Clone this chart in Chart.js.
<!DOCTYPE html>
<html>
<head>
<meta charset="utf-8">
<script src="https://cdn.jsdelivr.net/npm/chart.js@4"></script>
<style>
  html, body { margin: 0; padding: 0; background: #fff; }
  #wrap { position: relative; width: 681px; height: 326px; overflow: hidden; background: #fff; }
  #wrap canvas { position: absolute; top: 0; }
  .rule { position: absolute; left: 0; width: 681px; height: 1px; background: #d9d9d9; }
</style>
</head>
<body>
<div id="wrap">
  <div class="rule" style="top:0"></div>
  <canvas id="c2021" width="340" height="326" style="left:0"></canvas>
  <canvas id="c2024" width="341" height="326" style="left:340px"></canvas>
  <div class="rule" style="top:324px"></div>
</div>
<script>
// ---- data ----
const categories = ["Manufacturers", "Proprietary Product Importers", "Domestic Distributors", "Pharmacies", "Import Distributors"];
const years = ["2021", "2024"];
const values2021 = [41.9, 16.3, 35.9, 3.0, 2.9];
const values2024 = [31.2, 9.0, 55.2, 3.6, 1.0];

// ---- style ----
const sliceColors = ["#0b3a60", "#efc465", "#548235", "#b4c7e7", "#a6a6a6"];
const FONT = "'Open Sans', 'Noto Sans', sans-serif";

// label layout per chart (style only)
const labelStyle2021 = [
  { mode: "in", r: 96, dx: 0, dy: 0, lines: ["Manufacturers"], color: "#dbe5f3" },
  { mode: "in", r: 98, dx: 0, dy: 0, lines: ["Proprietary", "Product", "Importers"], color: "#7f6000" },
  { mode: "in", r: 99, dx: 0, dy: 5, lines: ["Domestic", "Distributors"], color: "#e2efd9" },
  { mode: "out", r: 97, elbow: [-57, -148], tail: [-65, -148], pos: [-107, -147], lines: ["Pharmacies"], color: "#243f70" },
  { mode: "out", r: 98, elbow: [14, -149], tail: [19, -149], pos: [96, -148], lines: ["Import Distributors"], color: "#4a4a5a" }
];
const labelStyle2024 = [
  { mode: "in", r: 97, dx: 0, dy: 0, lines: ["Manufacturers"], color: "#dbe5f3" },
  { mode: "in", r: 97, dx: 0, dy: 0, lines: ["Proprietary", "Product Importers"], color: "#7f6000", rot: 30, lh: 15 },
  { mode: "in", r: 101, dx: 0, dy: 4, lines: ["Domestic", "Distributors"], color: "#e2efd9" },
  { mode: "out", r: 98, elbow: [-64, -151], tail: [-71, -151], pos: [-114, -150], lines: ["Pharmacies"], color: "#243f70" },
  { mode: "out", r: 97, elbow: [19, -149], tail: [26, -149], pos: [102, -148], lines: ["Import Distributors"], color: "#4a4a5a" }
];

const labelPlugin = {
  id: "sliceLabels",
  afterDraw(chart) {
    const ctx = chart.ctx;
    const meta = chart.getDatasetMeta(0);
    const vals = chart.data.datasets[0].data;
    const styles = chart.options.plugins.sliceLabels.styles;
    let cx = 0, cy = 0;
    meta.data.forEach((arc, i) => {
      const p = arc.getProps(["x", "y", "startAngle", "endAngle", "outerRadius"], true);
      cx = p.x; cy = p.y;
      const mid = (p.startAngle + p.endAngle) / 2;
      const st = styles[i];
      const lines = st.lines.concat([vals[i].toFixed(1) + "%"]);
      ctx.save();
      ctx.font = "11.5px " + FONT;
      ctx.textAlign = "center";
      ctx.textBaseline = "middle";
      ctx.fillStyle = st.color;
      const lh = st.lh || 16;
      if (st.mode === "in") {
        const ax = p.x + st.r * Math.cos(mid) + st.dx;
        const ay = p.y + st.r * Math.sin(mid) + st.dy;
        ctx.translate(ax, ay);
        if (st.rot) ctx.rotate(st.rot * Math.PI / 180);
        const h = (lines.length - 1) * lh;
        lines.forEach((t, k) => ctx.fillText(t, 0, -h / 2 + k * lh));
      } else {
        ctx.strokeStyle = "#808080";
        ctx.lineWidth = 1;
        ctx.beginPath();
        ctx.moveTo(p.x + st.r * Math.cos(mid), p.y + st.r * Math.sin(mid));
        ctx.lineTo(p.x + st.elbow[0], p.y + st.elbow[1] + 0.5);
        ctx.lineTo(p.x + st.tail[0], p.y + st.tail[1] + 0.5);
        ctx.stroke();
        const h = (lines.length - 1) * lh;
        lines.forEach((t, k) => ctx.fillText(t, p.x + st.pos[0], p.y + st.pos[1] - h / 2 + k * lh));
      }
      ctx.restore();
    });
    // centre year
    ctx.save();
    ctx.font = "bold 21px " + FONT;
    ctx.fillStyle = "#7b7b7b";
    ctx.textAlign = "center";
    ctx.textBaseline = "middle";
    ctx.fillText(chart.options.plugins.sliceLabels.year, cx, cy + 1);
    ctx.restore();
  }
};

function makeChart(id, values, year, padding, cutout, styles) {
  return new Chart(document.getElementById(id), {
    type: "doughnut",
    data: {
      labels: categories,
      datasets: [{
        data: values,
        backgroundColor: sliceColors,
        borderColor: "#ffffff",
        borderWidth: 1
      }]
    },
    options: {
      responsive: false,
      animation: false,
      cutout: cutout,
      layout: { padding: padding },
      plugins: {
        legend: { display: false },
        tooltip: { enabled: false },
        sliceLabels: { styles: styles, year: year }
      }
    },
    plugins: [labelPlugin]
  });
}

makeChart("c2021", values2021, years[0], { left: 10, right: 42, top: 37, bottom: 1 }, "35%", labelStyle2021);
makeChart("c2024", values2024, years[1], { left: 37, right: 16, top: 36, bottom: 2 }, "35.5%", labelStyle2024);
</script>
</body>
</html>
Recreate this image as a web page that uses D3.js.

****

— Task goal —
Gather every line containing the word "this" and copy it.

— Full solution —
Clone this chart in Chart.js.
Recreate this image as a web page that uses D3.js.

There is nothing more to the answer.